Every fresh batch of earth turned up by the diggers held more personal belongings, from mattresses and books to toys and Christmas decorations, reminders of around 350 people who authorities said were still unaccounted for.

Clutching photos of loved-ones, family members stood in line outside a makeshift morgue near the excavation site, some of them crying, to see if they recognized any corpses.

"This is the worst thing that has happened to us," said Ana Maria Escobar, a 48-year-old housewife, sobbing as she waited for news of 21 missing family members who lived in the town that she had left only a year ago.

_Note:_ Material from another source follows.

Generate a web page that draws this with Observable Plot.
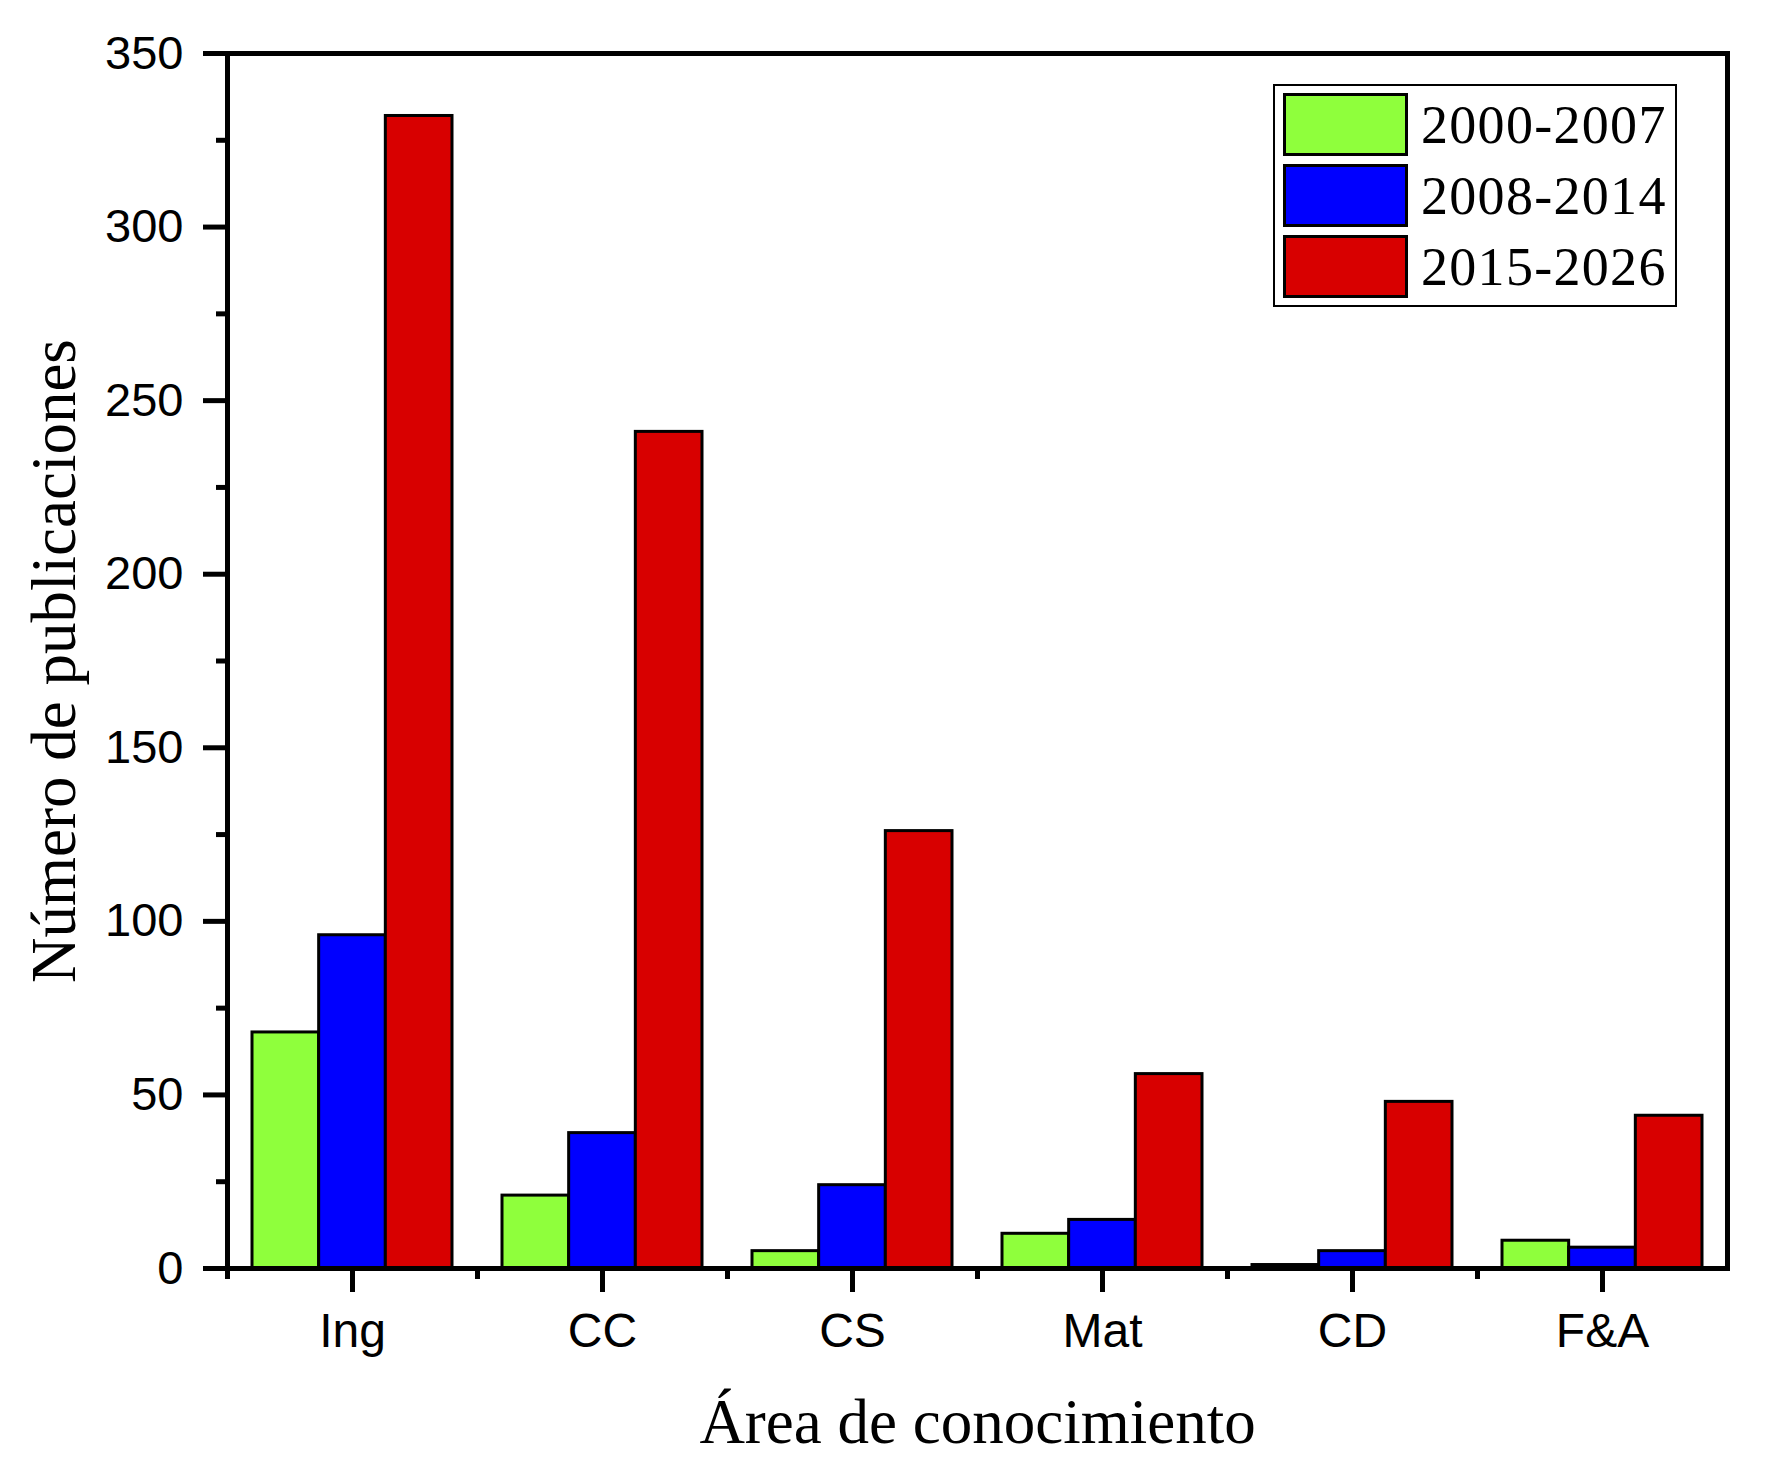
<!DOCTYPE html>
<html>
<head>
<meta charset="utf-8">
<script src="https://cdn.jsdelivr.net/npm/d3@7"></script>
<script src="https://cdn.jsdelivr.net/npm/@observablehq/plot@0.6"></script>
<style>
  html, body { margin: 0; padding: 0; background: #fff; }
  #wrap { position: relative; width: 1767px; height: 1475px; }
  #legend {
    position: absolute; left: 1273px; top: 84px; width: 400px; height: 219px;
    border: 2.5px solid #000; background: #fff; box-sizing: content-box;
    font-family: "Liberation Serif", "Times New Roman", serif; font-size: 54px; color: #000;
  }
  .item { position: absolute; left: 8px; height: 63px; width: 390px; }
  .sw { position: absolute; left: 0; top: 0; width: 119px; height: 57px; border: 3px solid #000; }
  .lab { position: absolute; left: 138px; top: 50%; transform: translateY(-50%); line-height: 1; white-space: nowrap; letter-spacing: 1.3px; }
</style>
</head>
<body>
<div id="wrap"></div>
<script>
// ---- data ----
const categories = ["Ing", "CC", "CS", "Mat", "CD", "F&A"];
const seriesNames = ["2000-2007", "2008-2014", "2015-2026"];
const values2000_2007 = [68, 21, 5, 10, 1, 8];
const values2008_2014 = [96, 39, 24, 14, 5, 6];
const values2015_2026 = [332, 241, 126, 56, 48, 44];
const seriesColors = ["#8FFF3C", "#0000FF", "#D80000"];
const yMajorTicks = [0, 50, 100, 150, 200, 250, 300, 350];
const yMinorTicks = [25, 75, 125, 175, 225, 275, 325];
const xTitle = "Área de conocimiento";
const yTitle = "Número de publicaciones";

const seriesValues = [values2000_2007, values2008_2014, values2015_2026];
const data = [];
seriesNames.forEach((s, si) => categories.forEach((c, ci) => data.push({category: c, series: s, value: seriesValues[si][ci]})));

// ---- layout ----
const W = 1767, H = 1475;
const mL = 227, mR = 40, mT = 53, mB = 207;
const plotW = W - mL - mR;
const step = plotW / categories.length;
const groupPad = step * 0.1;
const barW = (step - 2 * groupPad) / seriesNames.length;

const sans = "Liberation Sans, Arial, sans-serif";
const serif = "Liberation Serif, Times New Roman, serif";

const barMarks = seriesNames.map((s, i) => Plot.barY(data.filter(d => d.series === s), {
  x: "category", y: "value", fill: seriesColors[i], stroke: "#000", strokeWidth: 3,
  insetLeft: groupPad + i * barW, insetRight: step - groupPad - (i + 1) * barW
}));

const chart = Plot.plot({
  width: W, height: H,
  marginLeft: mL, marginRight: mR, marginTop: mT, marginBottom: mB,
  style: {background: "#fff", overflow: "visible"},
  x: {domain: categories, padding: 0, label: null},
  y: {domain: [0, 350], label: null},
  marks: [
    ...barMarks,
    Plot.axisY({ticks: yMajorTicks, tickSize: 24, tickPadding: 20, strokeWidth: 5, fontSize: 47, fontFamily: sans, fill: "#000", label: null}),
    Plot.axisY({ticks: yMinorTicks, tickSize: 11, strokeWidth: 5, tickFormat: () => "", label: null}),
    Plot.axisX({tickSize: 24, tickPadding: 20, strokeWidth: 5, fontSize: 48, fontFamily: sans, fill: "#000", label: null}),
    Plot.axisX({tickSize: 11, strokeWidth: 5, dx: -step / 2, tickFormat: () => "", label: null}),
    Plot.frame({stroke: "#000", strokeWidth: 5}),
    Plot.text([xTitle], {frameAnchor: "bottom", dy: 174, lineAnchor: "bottom", textAnchor: "middle", fontSize: 63, fontFamily: serif, fill: "#000"}),
    Plot.text([yTitle], {frameAnchor: "left", dx: -153, rotate: -90, lineAnchor: "bottom", textAnchor: "middle", fontSize: 63, fontFamily: serif, fill: "#000"})
  ]
});

const wrap = document.getElementById("wrap");
wrap.appendChild(chart);

// legend overlay
const legend = document.createElement("div");
legend.id = "legend";
seriesNames.forEach((s, i) => {
  const item = document.createElement("div");
  item.className = "item";
  item.style.top = (7 + i * 71) + "px";
  const sw = document.createElement("div");
  sw.className = "sw";
  sw.style.background = seriesColors[i];
  const lab = document.createElement("div");
  lab.className = "lab";
  lab.textContent = s;
  item.appendChild(sw); item.appendChild(lab);
  legend.appendChild(item);
});
wrap.appendChild(legend);
</script>
</body>
</html>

"So far only my sister-in-law has been found," she added.

Gaby Ramirez, an 18-year-old courier, had been searching for her brother with shovel in hand since 6 a.m., after the landslide buried a neighbor's house he was visiting.

"I don't hope to find him alive, but I do hope to find his body and bury him," she said. "I have to bury him, I can't leave him there."

Image:
Rescue workers help a woman after she identified two family members as their bodies are retrieved from the site of a mudslide in Cambray, a neighborhood in the suburb of Santa Catarina Pinula, on the outskirts of Guatemala City, Oct. 3, 2015.Luis Soto / AP

Loosened by rain, tons of earth, rock and trees had cascaded onto a neighborhood of the town known as El Cambray II that lies near the bottom of a ravine, flattening houses and trapping residents who had gone home for the night.

Some houses were buried under about 50 feet of earth, and Guatemalan disaster agency Conred said it doubted any other survivors would be found.

At last count, the Attorney General's office reported 73 dead via Twitter, though fears that hundreds more remain trapped threaten to make the landslide one of the worst natural disasters to hit Central America in recent years.

Among the dead were 17 children, and there were at least 26 people reported as injured.

Authorities said they did not rescue a single survivor on Saturday despite a team of around 1,800 volunteers, soldiers and firemen. But some 400 survivors had been evacuated in total from the site since the tragedy, they added.